I feel that this thinking is exactly why c++ has such a bad rep (in certain circles)

c++ should never be conflated which oop. It has always been a multi-paradigm language.

Yes, it does provide oop tools, and they do have a use-case. But they should not be all that is considered, and in fact are rarely to correct choice.

The modern thinking for c++ use is to use objects with minimal interfaces for encapsulation, and prefer free functions for operations.
Ok, so STL isn't very OOP, all well and good. I am definitely moving away from OOP.

To clarify; I was trying to understand what I could do to move away from using STL containers purely based on Casey's apparent sentiment that STL is just plain bad. I certainly understand that Casey doesn't like templates.

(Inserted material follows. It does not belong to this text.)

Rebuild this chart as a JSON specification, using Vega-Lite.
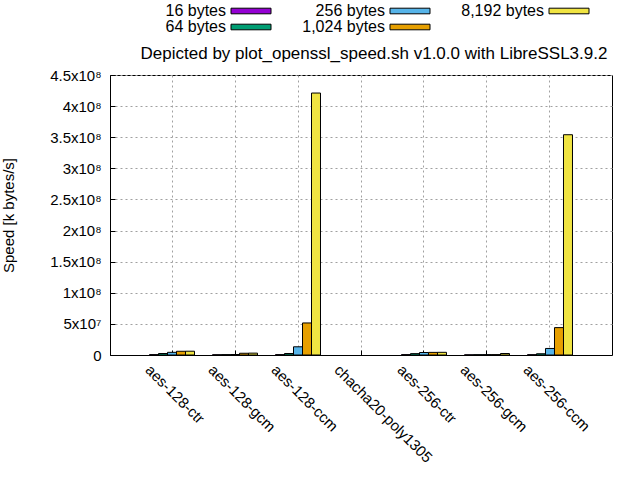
{
  "$schema": "https://vega.github.io/schema/vega-lite/v6.json",
  "width": 502,
  "height": 280,
  "autosize": {"type": "none"},
  "padding": {"left": 110, "top": 75, "right": 28, "bottom": 125},
  "background": "white",
  "title": {
    "text": "Depicted by plot_openssl_speed.sh v1.0.0 with LibreSSL3.9.2",
    "font": "Liberation Sans",
    "fontSize": 17,
    "fontWeight": "normal",
    "color": "black",
    "anchor": "middle",
    "baseline": "alphabetic",
    "offset": 18,
    "dx": 13,
    "dy": 91
  },
  "config": {
    "view": {"stroke": "black", "strokeWidth": 1},
    "font": "Liberation Sans"
  },
  "data": {
    "values": [
      {"cipher": "aes-128-ctr", "size": "16 bytes", "speed": 600000},
      {"cipher": "aes-128-ctr", "size": "64 bytes", "speed": 2400000},
      {"cipher": "aes-128-ctr", "size": "256 bytes", "speed": 4300000},
      {"cipher": "aes-128-ctr", "size": "1,024 bytes", "speed": 6000000},
      {"cipher": "aes-128-ctr", "size": "8,192 bytes", "speed": 6100000},
      {"cipher": "aes-128-gcm", "size": "16 bytes", "speed": 400000},
      {"cipher": "aes-128-gcm", "size": "64 bytes", "speed": 600000},
      {"cipher": "aes-128-gcm", "size": "256 bytes", "speed": 800000},
      {"cipher": "aes-128-gcm", "size": "1,024 bytes", "speed": 2800000},
      {"cipher": "aes-128-gcm", "size": "8,192 bytes", "speed": 3000000},
      {"cipher": "aes-128-ccm", "size": "16 bytes", "speed": 600000},
      {"cipher": "aes-128-ccm", "size": "64 bytes", "speed": 2400000},
      {"cipher": "aes-128-ccm", "size": "256 bytes", "speed": 13200000},
      {"cipher": "aes-128-ccm", "size": "1,024 bytes", "speed": 51500000},
      {"cipher": "aes-128-ccm", "size": "8,192 bytes", "speed": 421000000},
      {"cipher": "chacha20-poly1305", "size": "16 bytes", "speed": null},
      {"cipher": "chacha20-poly1305", "size": "64 bytes", "speed": null},
      {"cipher": "chacha20-poly1305", "size": "256 bytes", "speed": null},
      {"cipher": "chacha20-poly1305", "size": "1,024 bytes", "speed": null},
      {"cipher": "chacha20-poly1305", "size": "8,192 bytes", "speed": null},
      {"cipher": "aes-256-ctr", "size": "16 bytes", "speed": 600000},
      {"cipher": "aes-256-ctr", "size": "64 bytes", "speed": 2200000},
      {"cipher": "aes-256-ctr", "size": "256 bytes", "speed": 4000000},
      {"cipher": "aes-256-ctr", "size": "1,024 bytes", "speed": 4200000},
      {"cipher": "aes-256-ctr", "size": "8,192 bytes", "speed": 4300000},
      {"cipher": "aes-256-gcm", "size": "16 bytes", "speed": 300000},
      {"cipher": "aes-256-gcm", "size": "64 bytes", "speed": 500000},
      {"cipher": "aes-256-gcm", "size": "256 bytes", "speed": 600000},
      {"cipher": "aes-256-gcm", "size": "1,024 bytes", "speed": 600000},
      {"cipher": "aes-256-gcm", "size": "8,192 bytes", "speed": 2400000},
      {"cipher": "aes-256-ccm", "size": "16 bytes", "speed": 500000},
      {"cipher": "aes-256-ccm", "size": "64 bytes", "speed": 2000000},
      {"cipher": "aes-256-ccm", "size": "256 bytes", "speed": 10500000},
      {"cipher": "aes-256-ccm", "size": "1,024 bytes", "speed": 44000000},
      {"cipher": "aes-256-ccm", "size": "8,192 bytes", "speed": 354000000}
    ]
  },
  "mark": {"type": "bar", "stroke": "black", "strokeWidth": 1},
  "encoding": {
    "x": {
      "field": "cipher",
      "type": "nominal",
      "sort": null,
      "scale": {
        "domain": ["aes-128-ctr", "aes-128-gcm", "aes-128-ccm", "chacha20-poly1305", "aes-256-ctr", "aes-256-gcm", "aes-256-ccm"],
        "paddingInner": 0.2857,
        "paddingOuter": 0.627
      },
      "axis": {
        "title": null,
        "labelAngle": 45,
        "labelAlign": "left",
        "labelBaseline": "top",
        "labelFont": "Liberation Sans",
        "labelFontSize": 15,
        "labelColor": "black",
        "labelOffset": -19,
        "labelPadding": 12,
        "ticks": true,
        "tickSize": -5,
        "tickColor": "black",
        "grid": true,
        "gridDash": [2, 3],
        "gridColor": "#a0a0a0",
        "gridOpacity": 1,
        "bandPosition": 0.5,
        "domainColor": "black"
      }
    },
    "xOffset": {
      "field": "size",
      "type": "nominal",
      "scale": {
        "domain": ["16 bytes", "64 bytes", "256 bytes", "1,024 bytes", "8,192 bytes"],
        "paddingInner": 0,
        "paddingOuter": 0
      }
    },
    "y": {
      "field": "speed",
      "type": "quantitative",
      "scale": {"domain": [0, 450000000], "nice": false},
      "axis": {
        "title": "Speed [k bytes/s]",
        "titleFont": "Liberation Sans",
        "titleFontSize": 15,
        "titleFontWeight": "normal",
        "titleColor": "black",
        "titlePadding": 33,
        "values": [0, 50000000, 100000000, 150000000, 200000000, 250000000, 300000000, 350000000, 400000000, 450000000],
        "labelExpr": "datum.value >= 100000000 ? (datum.value / 100000000) + 'x10⁸' : (datum.value > 0 ? (datum.value / 10000000) + 'x10⁷' : '0')",
        "labelFont": "Liberation Sans",
        "labelFontSize": 15,
        "labelColor": "black",
        "labelPadding": 14,
        "ticks": true,
        "tickSize": -5,
        "tickColor": "black",
        "grid": true,
        "gridDash": [2, 3],
        "gridColor": "#a0a0a0",
        "gridOpacity": 1,
        "domainColor": "black"
      }
    },
    "color": {
      "field": "size",
      "type": "nominal",
      "scale": {
        "domain": ["16 bytes", "256 bytes", "8,192 bytes", "64 bytes", "1,024 bytes"],
        "range": ["#9400d3", "#56b4e9", "#f0e442", "#009e73", "#e69f00"]
      },
      "legend": {
        "title": null,
        "orient": "none",
        "legendX": 133,
        "legendY": -72,
        "columns": 3,
        "direction": "horizontal",
        "symbolType": "M-4,-0.56H4V0.56H-4Z",
        "symbolSize": 100,
        "symbolStrokeColor": "black",
        "symbolStrokeWidth": 1,
        "symbolOpacity": 1,
        "labelFont": "Liberation Sans",
        "labelFontSize": 16,
        "labelColor": "black",
        "labelAlign": "right",
        "labelOffset": -33,
        "rowPadding": -3,
        "columnPadding": 29,
        "gridAlign": "all"
      }
    }
  }
}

Implementing classic datastructures by hand is where I started out, so it certainly isn't beyond my ability to build something custom, but I'm trying to understand if there is any real reason to not use STL. As mentioned, my tests indicate that the implementations that MSVC STL offers are at least as performant as my own (and most of the time better), and not having to maintain something myself is a big win imho.

I will freely admit that I'm much more of a game designer / programmer than a purely technical programmer type, so that is my primary concern, but I do still write lots of my own code / use very few third party things. So I'm basically just checking to see if I'm missing something that would be a big productivity and / or performance gain.

I've already learned about unordered_map from this thread, so it's all good so far... :)

It seems to me that related to all of this is custom memory management, and there I'm very much a beginner. Currently watching day 157...
johno
Ok, so STL isn't very OOP, all well and good. I am definitely moving away from OOP.

To clarify; I was trying to understand what I could do to move away from using STL containers purely based on Casey's apparent sentiment that STL is just plain bad. I certainly understand that Casey doesn't like templates.

Most STL structures give the calling code very little control over the memory allocation patterns. Random small allocations on the system heap are bad because:
a) They're bad for cache performance.
b) They fragment the heap.

EA's reimplementation of the STL fixes at least some of this (though not all of it is publicly available):
http://www.open-std.org/jtc1/sc22/wg21/docs/papers/2007/n2271.html
Implementing classic datastructures by hand is where I started out, so it certainly isn't beyond my ability to build something custom, but I'm trying to understand if there is any real reason to not use STL. As mentioned, my tests indicate that the implementations that MSVC STL offers are at least as performant as my own (and most of the time better), and not having to maintain something myself is a big win imho.
Well, yes, std::map will beat out an unbalanced binary tree, because balancing is a critical optimization for trees. (A good question to ask yourself here is: why use a tree for key-value lookup? There are lots of ways to build maps that are both simpler and have fewer performance cliffs.)
I will freely admit that I'm much more of a game designer / programmer than a purely technical programmer type, so that is my primary concern, but I do still write lots of my own code / use very few third party things. So I'm basically just checking to see if I'm missing something that would be a big productivity and / or performance gain.
This talk by Jonathan Blow is worth watching:
https://www.youtube.com/watch?v=JjDsP5n2kSM

90+% of the time, you want an array or a resizable array (std::vector). When that's *not* the case, you will usually have enough information on hand to build a better solution for the problem you *actually have* than the STL authors did.